И Корнев взял ребёнка, и выходил, как выхаживал стольких, — и мальчонка пошёл на поправку, и полька плакала и целовала Корневу руки, и Корнев думал то, что думал на всей освобождаемой земле, своей и чужой: вот зачем всё. Вот ради чего наступление, и кровь, и вся война. Не за города на карте — за то, чтоб эта женщина донесла чужого ребёнка до свободы и чтоб ребёнок жил. За детские глаза. Это и было то, что они несли на штыках через всю Европу.
* * *
А наступление неслось дальше — к старой германской границе, к Одеру, к Берлину.
Гриша со своим взводом шёл в передовых, на танках, в том стремительном броске, и Корнев снова, как всю войну, жил в холодном ожидании: не принесут ли. Но при таком наступлении, когда немец больше бежал, чем дрался, Гриша уцелевал — рота его несла потери на редких заслонах, но шла вперёд, и Гриша слал короткие весточки: «Батя, живой, прём, немец бежит, не угнаться за ним». И Корнев выдыхал.
— Доктор, — сказал ему пожилой боец, которого он перевязывал после одного из арьергардных боёв, — а ведь чудно.

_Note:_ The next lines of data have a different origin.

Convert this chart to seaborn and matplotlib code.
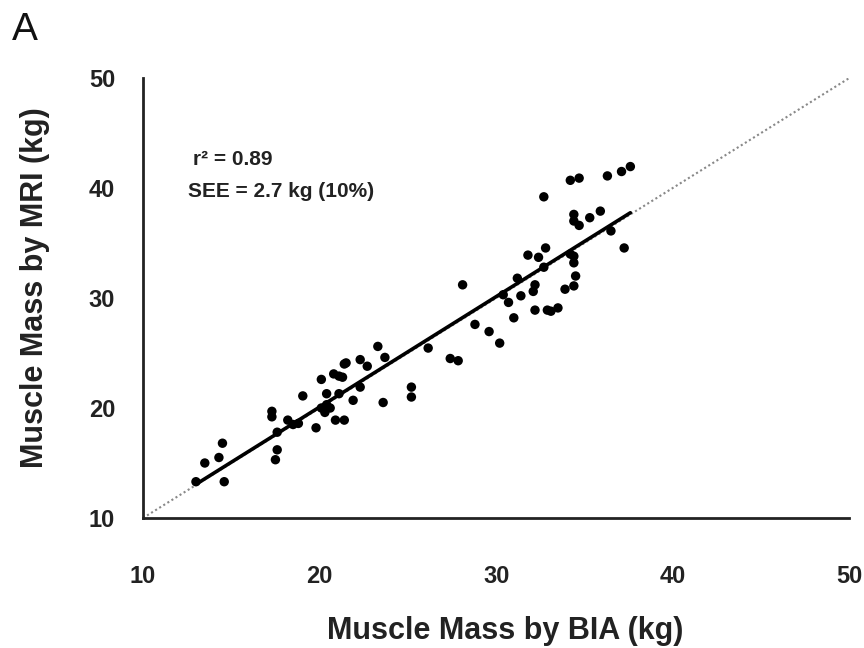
import matplotlib
matplotlib.use("Agg")
import matplotlib.pyplot as plt
import seaborn as sns
import numpy as np
import pandas as pd

# Data: muscle mass by BIA (x) vs by MRI (y), kg
bia = [13.0, 13.5, 14.3, 14.5, 14.6, 17.3, 17.3, 17.6, 17.6, 17.5,
       18.2, 18.5, 18.8, 19.05, 19.8, 20.1, 20.1, 20.3, 20.4, 20.4,
       20.9, 21.4, 21.1, 20.8, 21.1, 21.3, 21.4, 21.5, 21.9, 22.3,
       22.3, 22.7, 23.3, 23.7, 23.6, 25.2, 25.2, 26.15, 27.4, 27.85,
       28.1, 28.8, 29.6, 30.2, 30.4, 30.7, 31.0, 31.4, 31.2, 31.8,
       32.4, 32.8, 32.7, 32.2, 32.1, 32.2, 32.9, 33.1, 33.5, 33.9,
       34.4, 34.5, 34.4, 34.4, 34.2, 37.25, 32.7, 34.2, 34.7, 36.3,
       37.1, 37.6, 34.4, 34.4, 34.7, 35.3, 35.9, 36.5, 20.6]
mri = [13.3, 15.0, 15.5, 16.8, 13.3, 19.7, 19.2, 17.8, 16.2, 15.3,
       18.9, 18.5, 18.6, 21.1, 18.2, 22.6, 20.0, 19.6, 20.3, 21.3,
       18.9, 18.9, 21.3, 23.1, 22.9, 22.8, 24.0, 24.1, 20.7, 21.9,
       24.4, 23.8, 25.6, 24.6, 20.5, 21.9, 21.0, 25.45, 24.5, 24.3,
       31.2, 27.6, 26.95, 25.9, 30.3, 29.6, 28.2, 30.2, 31.8, 33.9,
       33.7, 34.55, 32.8, 31.2, 30.6, 28.9, 28.9, 28.8, 29.1, 30.8,
       31.1, 32.0, 33.2, 33.8, 34.0, 34.55, 39.2, 40.7, 40.9, 41.1,
       41.5, 41.95, 37.6, 37.0, 36.6, 37.3, 37.9, 36.1, 20.0]
axis_range = [10, 50]
major_ticks = [10, 20, 30, 40, 50]
minor_ticks = [15, 25, 35, 45]
stats_text = ["r\u00b2 = 0.89", "SEE = 2.7 kg (10%)"]

df = pd.DataFrame({"BIA": bia, "MRI": mri})

sns.set_style("white")
plt.rcParams["font.family"] = ["Liberation Sans", "DejaVu Sans"]

fig = plt.figure(figsize=(8.64, 6.48), dpi=100)
ax = fig.add_axes([0.1655, 0.2006, 0.8175, 0.679])

# identity line (dotted)
ax.plot(axis_range, axis_range, linestyle=(0, (1, 1.3)), color="#888888",
        linewidth=1.5, zorder=1)

sns.regplot(data=df, x="BIA", y="MRI", ax=ax, ci=None, truncate=True,
            scatter_kws=dict(s=46, color="black", alpha=1, edgecolors="none",
                             zorder=3),
            line_kws=dict(color="black", linewidth=2.6, zorder=2))

ax.set_xlim(axis_range)
ax.set_ylim(axis_range)
ax.set_xticks(major_ticks)
ax.set_yticks(major_ticks)
ax.set_xticks(minor_ticks, minor=True)
ax.set_yticks(minor_ticks, minor=True)

for s in ["top", "right"]:
    ax.spines[s].set_visible(False)
for s in ["left", "bottom"]:
    ax.spines[s].set_color("#222222")
    ax.spines[s].set_linewidth(2.0)

ax.tick_params(axis="both", which="both", direction="in", length=8, width=1.8,
               color="#222222")
ax.tick_params(axis="x", which="major", pad=34, labelsize=17)
ax.tick_params(axis="y", which="major", pad=20, labelsize=17)
for lab in ax.get_xticklabels() + ax.get_yticklabels():
    lab.set_fontweight("bold")
    lab.set_color("#222222")

ax.set_xlabel("Muscle Mass by BIA (kg)", fontsize=22, fontweight="bold",
              color="#222222", labelpad=20)
ax.set_ylabel("Muscle Mass by MRI (kg)", fontsize=22, fontweight="bold",
              color="#222222", labelpad=28)
ax.xaxis.label.set_x(0.513)
ax.yaxis.label.set_y(0.523)

ax.text(0.071, 0.814, stats_text[0], transform=ax.transAxes, fontsize=15,
        fontweight="bold", color="#222222", va="center", ha="left")
ax.text(0.064, 0.741, stats_text[1], transform=ax.transAxes, fontsize=15,
        fontweight="bold", color="#222222", va="center", ha="left")

fig.text(0.014, 0.953, "A", fontsize=28, color="#111111", va="center",
         ha="left")

fig.savefig("out.png", dpi=100)
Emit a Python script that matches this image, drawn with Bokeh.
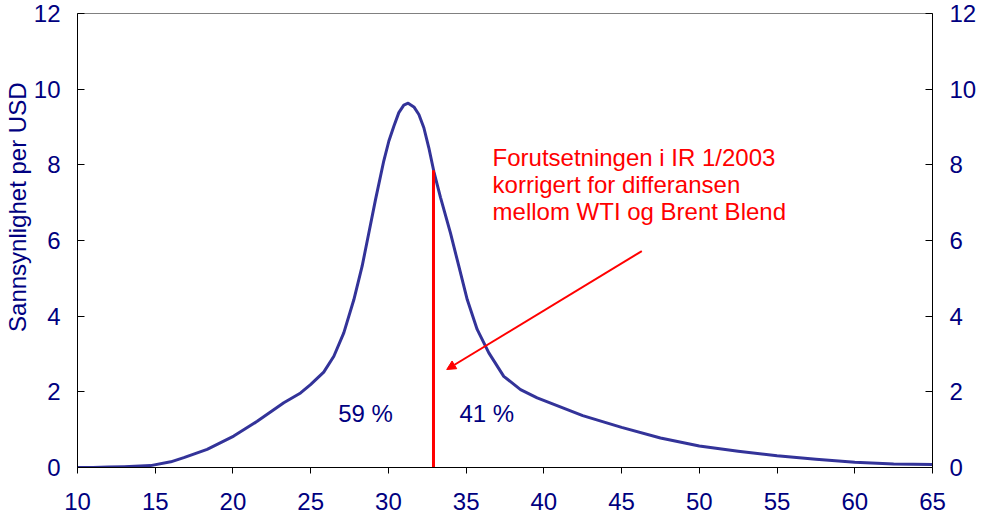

В сорок первом это нас так гнали — без передыху, не давая зацепиться. А теперь — мы его. Точь-в-точь как нас тогда. Колесо-то и впрямь повернулось.
— Повернулось, отец, до конца повернулось, — сказал Корнев. — Только мы его гоним не к нашей столице, а к его. И догоним. И добьём — в его собственном логове. Уже скоро. — Он глянул на запад, куда неслось наступление. — Чуешь — Германия близко. Граница ихняя. Перейдём — и пойдём по их земле. К Берлину. Конец близок, отец. Совсем близок.